I used to think the innkeeper in the Christmas story was the villain.

No one ever told me that, but through the years I think I secretly just thought “What a rotten dude! He couldn’t give a pregnant woman a bed?”

At some points I pictured him as this indifferent guy who shrugged and was like “Yeah, that’s too bad.” Sometimes I imagined him as this weak old man who should have kicked his other guests out. Often I imagined him as this mean guy who said something like “Just go sleep in the barn because I don’t have time for sad stories.”

For whatever reason, I seemed to forget Herod was out there wreaking havoc. I was just full on outraged with this innkeeper. I thought he could have done something, really anything. Like sir, you could go sleep with your cows and give the woman your room!

But the reality is, I have no idea what the innkeeper was like. Maybe he was in a tight spot and gave what he had. Maybe he went to sleep on the floor feeling guilty. Maybe he had already given up his room and was sleeping on the roof with cats.

But this year, I’ve been shouldering this deep sense that I’m the innkeeper. Joy to the World keeps instructing me to “prepare him room” and I’m scrambling to make a place.

In the middle of folding laundry, here’s some room. While I’m washing bottles and towels, here’s some room. While I’m falling asleep with milk on my shirt and unwashed hair, here’s some room.

In the Christmas season as a new and working mom, sometimes I feel like I’m giving the Savior of the world my messiest place.

But the thought kept occurring to me God never wrote a bad thing about the innkeeper. He could have totally made space to say something like “that selfish man maketh no room and therefore I do not liketh him” or whatever fits (clearly, something better than that). But there’s actually no innkeeper mentioned. For all I know, there was no innkeeper driving them away. Maybe there was just simply no room and they figured it out on their own. Maybe I’ve been mad at a guy that doesn’t exist at all.

But someone had a barn. Maybe it was the innkeeper, maybe it was some guy who saw them walking his way. The point is that someone made room and God never wrote the story to sound like it wasn’t good enough. Jesus came in the place that was available. He used whatever space had been made.

This year, I’m holding on to the truth that he comes in the middle of unglamorous things. In the middle of diaper changes. When the dishes are piled and prayers are mumbled in the last moments of the day.
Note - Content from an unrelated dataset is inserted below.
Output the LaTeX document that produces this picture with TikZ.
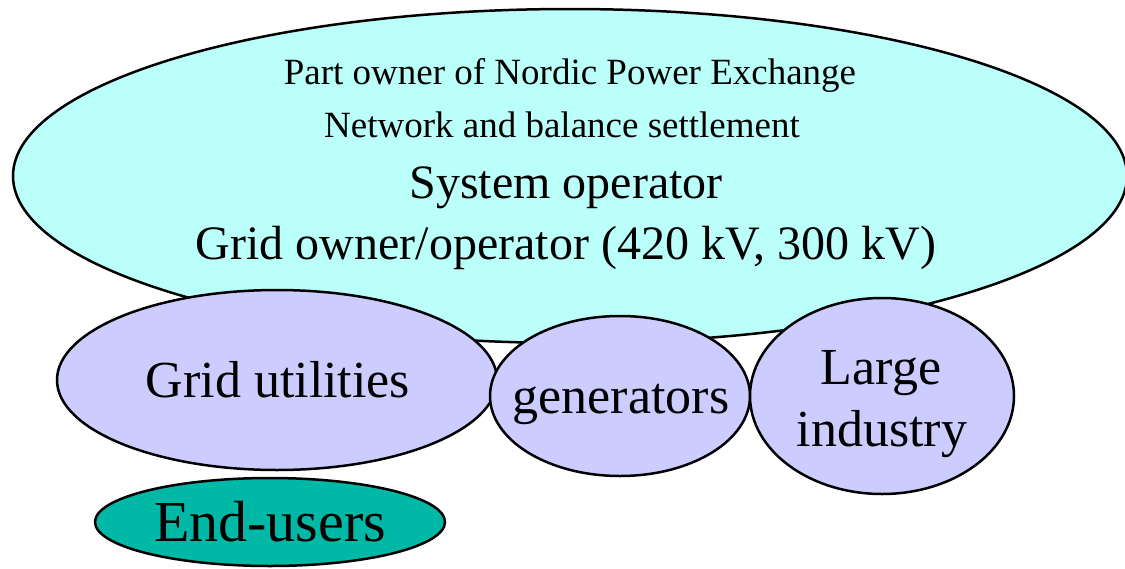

I’m making room in the spaces between naps and in the pauses in projects, in moments when I have just a second of silence alone.

Because preparing him room doesn’t mean you need a castle, or a Balsam Hill tree (because who can actually afford those monstrous things?) He just needs an invitation for a place to stay. He comes in the mess, in the exhausted moments, amidst the busy holiday plans, next to the tree with burned out bulbs and the cookies you forgot to bake.

He doesn’t despise the innkeeper. He doesn’t despise invitations that feel small and unworthy, fragments and pieces that we offer throughout the day. There’s grace for the weary, for the moments when you only have the energy to whisper his name.

I’m sorry to the innkeeper, or the barn owner, or whoever gave them a space. You made a place for a miracle and it was enough. I’m still learning the invitation itself is more important than the place.